L’équipe a continué à repousser les limites, en explorant des environnements extrêmes où les quasi-cristaux pourraient survivre. L’une des idées clés était que des événements à haute énergie, comme les impacts ou les explosions d’astéroïdes, pourraient créer les conditions nécessaires à leur formation. Cela les a conduits à une source improbable : les restes du premier essai de bombe atomique, connus sous le nom de « trinitite ». Les échantillons collectés sur le site de Trinity contenaient non seulement du verre, mais également le premier quasi-cristal fabriqué par l’homme, formé par la chaleur intense et les ondes de choc de l’explosion.
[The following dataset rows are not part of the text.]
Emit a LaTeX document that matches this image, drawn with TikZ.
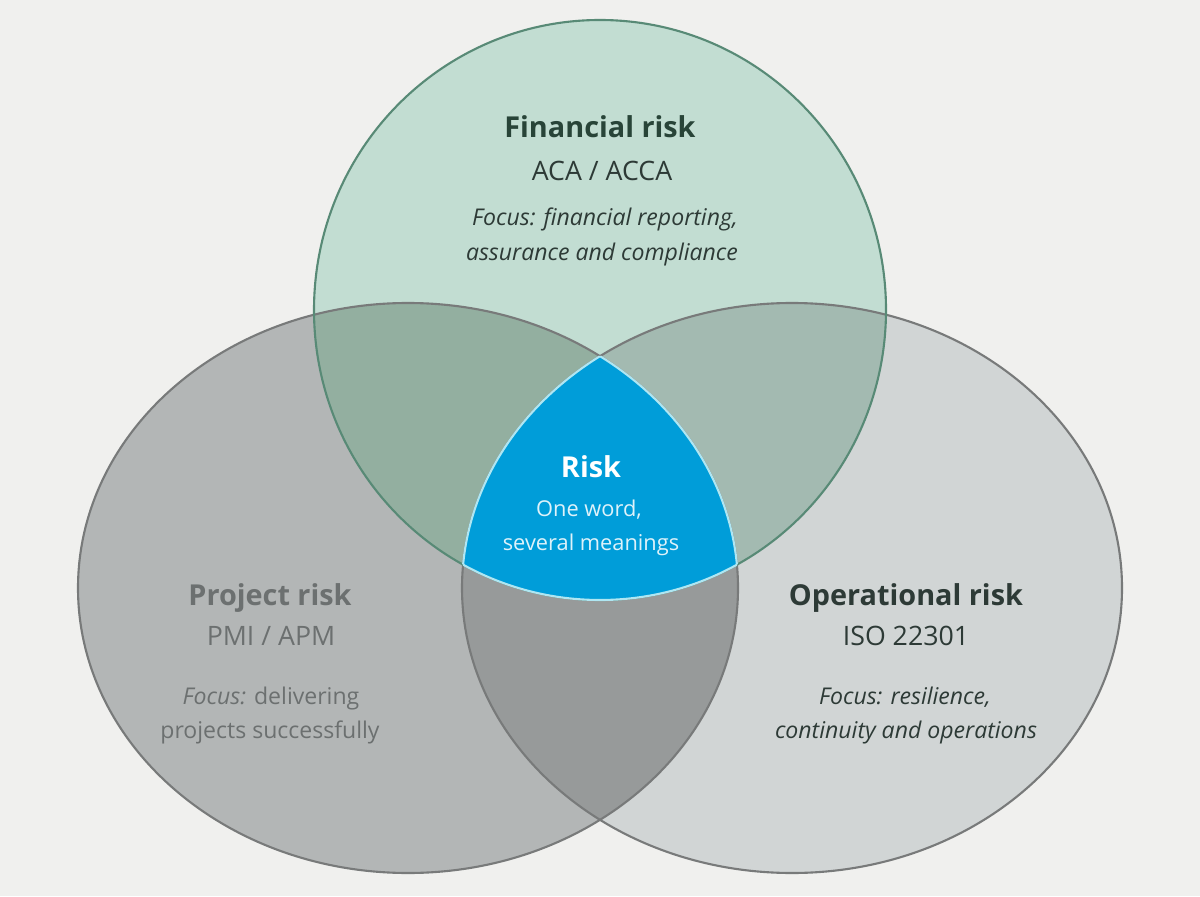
\documentclass[tikz,border=0pt]{standalone}
\usepackage{fontspec}
\setmainfont{Open Sans}
\usepackage{tikz}
\usetikzlibrary{positioning}
\definecolor{bgcol}{RGB}{240,240,238}
\definecolor{finfill}{RGB}{194,221,210}
\definecolor{finline}{RGB}{88,138,118}
\definecolor{projfill}{RGB}{179,182,182}
\definecolor{opfill}{RGB}{209,213,213}
\definecolor{greyline}{RGB}{120,122,122}
\definecolor{finproj}{RGB}{147,175,160}
\definecolor{finop}{RGB}{163,186,177}
\definecolor{projop}{RGB}{151,154,154}
\definecolor{riskblue}{RGB}{0,157,217}
\definecolor{riskedge}{RGB}{175,230,242}
\definecolor{riskfaint}{RGB}{222,242,250}
\definecolor{darkgreen}{RGB}{40,68,56}
\definecolor{darktext}{RGB}{45,58,54}
\definecolor{greytext}{RGB}{108,112,112}

% the three sets
\def\fincircle{(600,586) ellipse [x radius=286, y radius=290]}
\def\projcircle{(408,308) ellipse [x radius=330, y radius=285]}
\def\opcircle{(792,308) ellipse [x radius=330, y radius=285]}

\begin{document}
\begin{tikzpicture}[x=0.025cm, y=0.025cm,
    title/.style={anchor=base, font=\fontsize{20.5}{24}\selectfont\bfseries},
    sub/.style={anchor=base, font=\fontsize{19}{22}\selectfont},
    focus/.style={anchor=base, font=\fontsize{16.4}{19}\selectfont},
    riskline/.style={anchor=base, font=\fontsize{15.5}{18}\selectfont},
    edge/.style={line width=1.5pt}]

\fill[bgcol] (0,0) rectangle (1200,896);

% base fills
\fill[projfill] \projcircle;
\fill[opfill]   \opcircle;
\fill[finfill]  \fincircle;

% pairwise overlaps
\begin{scope}
  \clip \fincircle;
  \fill[finproj] \projcircle;
\end{scope}
\begin{scope}
  \clip \fincircle;
  \fill[finop] \opcircle;
\end{scope}
\begin{scope}
  \clip \projcircle;
  \fill[projop] \opcircle;
\end{scope}

% outlines
\draw[edge, greyline] \projcircle;
\draw[edge, greyline] \opcircle;
\draw[edge, finline]  \fincircle;

% centre: all three
\begin{scope}
  \clip \fincircle;
  \clip \projcircle;
  \fill[riskblue] \opcircle;
  \draw[edge, riskedge] \opcircle;
\end{scope}
\begin{scope}
  \clip \fincircle;
  \clip \opcircle;
  \draw[edge, riskedge] \projcircle;
\end{scope}
\begin{scope}
  \clip \projcircle;
  \clip \opcircle;
  \draw[edge, riskedge] \fincircle;
\end{scope}

% labels
\node (fintitle) [title, darkgreen] at (600,758) {Financial risk};
\node (finsub)   [sub, darktext]    at (602,715) {ACA / ACCA};
\node (finfoc1)  [focus, darktext]  at (605,670) {\itshape Focus: financial reporting,};
\node (finfoc2)  [focus, darktext]  at (602,635) {\itshape assurance and compliance};

\node (risktitle) [title, white]        at (591,419) {Risk};
\node (risksub1)  [riskline, riskfaint] at (589,380) {One word,};
\node (risksub2)  [riskline, riskfaint] at (591,346) {several meanings};

\node (projtitle) [title, greytext] at (270,291) {Project risk};
\node (projsub)   [sub, greytext]   at (271,251) {PMI / APM};
\node (projfoc1)  [focus, greytext] at (271,192) {\textit{Focus:} delivering};
\node (projfoc2)  [focus, greytext] at (270,158) {projects successfully};

\node (optitle) [title, darktext] at (906,291) {Operational risk};
\node (opsub)   [sub, darktext]   at (906,251) {ISO 22301};
\node (opfoc1)  [focus, darktext] at (905,192) {\itshape Focus: resilience,};
\node (opfoc2)  [focus, darktext] at (906,158) {\itshape continuity and operations};

\end{tikzpicture}
\end{document}
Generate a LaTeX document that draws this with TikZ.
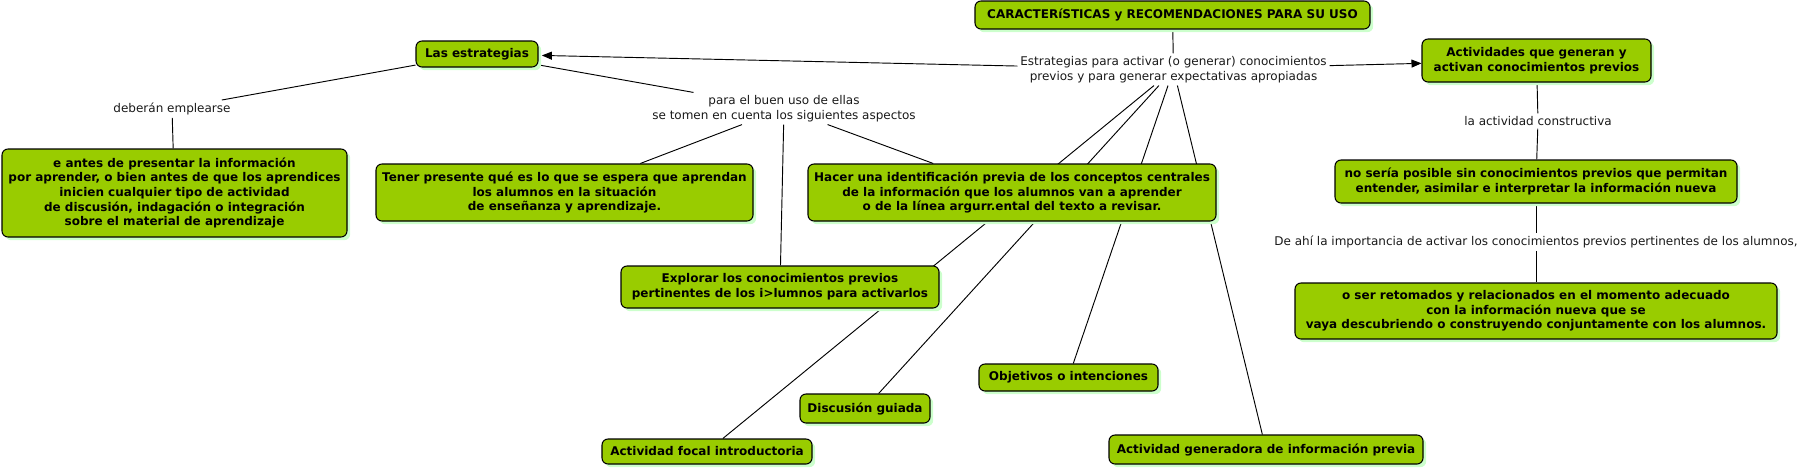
\documentclass[tikz,border=0pt]{standalone}
\usepackage{fontspec}
\setmainfont{DejaVu Sans}
\usetikzlibrary{shadows,arrows.meta}
\definecolor{boxgreen}{RGB}{153,204,0}
\definecolor{shadowgreen}{RGB}{204,255,204}
\pgfdeclarelayer{background}
\pgfsetlayers{background,main}
\begin{document}
\begin{tikzpicture}[x=0.75pt,y=-0.75pt,
  box/.style={draw=black, line width=0.8pt, fill=boxgreen, rounded corners=4.5pt,
    font=\bfseries\fontsize{9}{11}\selectfont, align=center, inner sep=0pt,
    drop shadow={shadow xshift=2.4pt, shadow yshift=-2.4pt, fill=shadowgreen, opacity=1}},
  lbl/.style={font=\fontsize{9}{11}\selectfont, align=center, inner sep=2pt, text=black!90},
  conn/.style={draw=black, line width=0.7pt},
  arr/.style={conn, -{Triangle[length=7.5pt,width=6pt]}}]
\useasboundingbox (0,0) rectangle (1805,471);
% boxes
\node[box, minimum width=91.5pt, minimum height=19.5pt] (las) at (477,54) {Las estrategias};
\node[box, minimum width=258.75pt, minimum height=66pt] (eantes) at (174.5,193) {e antes de presentar la información\\por aprender, o bien antes de que los aprendices\\inicien cualquier tipo de actividad\\de discusión, indagación o integración\\sobre el material de aprendizaje};
\node[box, minimum width=282.75pt, minimum height=42.75pt] (tener) at (564.5,192.5) {Tener presente qué es lo que se espera que aprendan\\los alumnos en la situación\\de enseñanza y aprendizaje.};
\node[box, minimum width=306pt, minimum height=42.75pt] (hacer) at (1012,192.5) {Hacer una identificación previa de los conceptos centrales\\de la información que los alumnos van a aprender\\o de la línea argurr.ental del texto a revisar.};
\node[box, minimum width=238.5pt, minimum height=31.5pt] (explorar) at (780,287) {Explorar los conocimientos previos\\pertinentes de los i>lumnos para activarlos};
\node[box, minimum width=157.5pt, minimum height=18.75pt] (focal) at (707,451.5) {Actividad focal introductoria};
\node[box, minimum width=97.5pt, minimum height=21.75pt] (discusion) at (865,408.5) {Discusión guiada};
\node[box, minimum width=134.25pt, minimum height=20.25pt] (objetivos) at (1068.5,377.5) {Objetivos o intenciones};
\node[box, minimum width=235.5pt, minimum height=21.75pt] (generadora) at (1266,449.5) {Actividad generadora de información previa};
\node[box, minimum width=296.25pt, minimum height=21pt] (carac) at (1172.5,15) {CARACTERíSTICAS y RECOMENDACIONES PARA SU USO};
\node[box, minimum width=171.75pt, minimum height=32.25pt] (activ) at (1536.5,60.5) {Actividades que generan y\\activan conocimientos previos};
\node[box, minimum width=301.5pt, minimum height=32.25pt] (noseria) at (1536,181.5) {no sería posible sin conocimientos previos que permitan\\entender, asimilar e interpretar la información nueva};
\node[box, minimum width=361.5pt, minimum height=42pt] (oser) at (1536,311) {o ser retomados y relacionados en el momento adecuado\\con la información nueva que se\\vaya descubriendo o construyendo conjuntamente con los alumnos.};
% labels
\node[lbl] (deberan) at (172,109) {deberán emplearse};
\node[lbl] (para) at (784,108.5) {para el buen uso de ellas\\se tomen en cuenta los siguientes aspectos};
\node[lbl] (estrat) at (1173.5,69.5) {Estrategias para activar (o generar) conocimientos\\previos y para generar expectativas apropiadas};
\node[lbl] (lact) at (1538,121) {la actividad constructiva};
\node[lbl] (deahi) at (1536,242) {De ahí la importancia de activar los conocimientos previos pertinentes de los alumnos,};
% connectors
\begin{pgfonlayer}{background}
\draw[conn] (las) -- (deberan);
\draw[conn] (deberan) -- (eantes);
\draw[conn] (las) -- (para);
\draw[conn] (para) -- (tener);
\draw[conn] (para) -- (explorar);
\draw[conn] (para) -- (hacer);
\draw[conn] (carac) -- (estrat);
\draw[arr, shorten >=2.5pt] (estrat) -- (las);
\draw[arr] (estrat) -- (activ);
\draw[conn] (estrat) -- (focal);
\draw[conn] (estrat) -- (discusion);
\draw[conn] (estrat) -- (objetivos);
\draw[conn] (estrat) -- (generadora);
\draw[conn] (activ) -- (lact);
\draw[conn] (lact) -- (noseria);
\draw[conn] (noseria) -- (deahi);
\draw[conn] (deahi) -- (oser);
\end{pgfonlayer}
\end{tikzpicture}
\end{document}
La stabilité inattendue des quasi-cristaux

Pendant des années, on a supposé que les quasi-cristaux étaient intrinsèquement instables et destinés à se décomposer en structures cristallines conventionnelles au fil du temps. Cependant, des recherches récentes remettent en question cette notion. Grâce à de nouvelles techniques de modélisation, les scientifiques ont montré que certains quasi-cristaux peuvent être véritablement stables, capables de survivre des milliards d’années. Cette stabilité, combinée à leur structure atomique unique, en fait de précieux témoins des événements violents qui les ont créés.

Une nouvelle fenêtre sur l’histoire cosmique

La découverte des quasi-cristaux a des implications bien au-delà de la science des matériaux. Ils pourraient servir de marqueurs des impacts cosmiques lors de la formation des planètes, offrant ainsi des indices sur les débuts de l’histoire du système solaire. Les chercheurs examinent actuellement des échantillons de météorites et même des missions Apollo, dans l’espoir de trouver des preuves de quasi-cristaux qui pourraient en révéler davantage sur les conditions régnant sur les anciens corps célestes.

Les recherches se poursuivent, les scientifiques passant au crible les micrométéorites, le verre volcanique et même des échantillons provenant de l’Antarctique, où la poussière spatiale s’accumule dans la glace. Le but ultime n’est pas seulement de trouver davantage de quasi-cristaux, mais de comprendre comment ils se forment, ce qu’ils peuvent nous apprendre sur l’univers et pourquoi ces structures « impossibles » s’avèrent étonnamment courantes.

Les découvertes en cours suggèrent que les quasi-cristaux ne sont pas seulement une curiosité scientifique mais un élément fondamental du monde naturel, attendant d’être découverts dans les endroits les plus inattendus.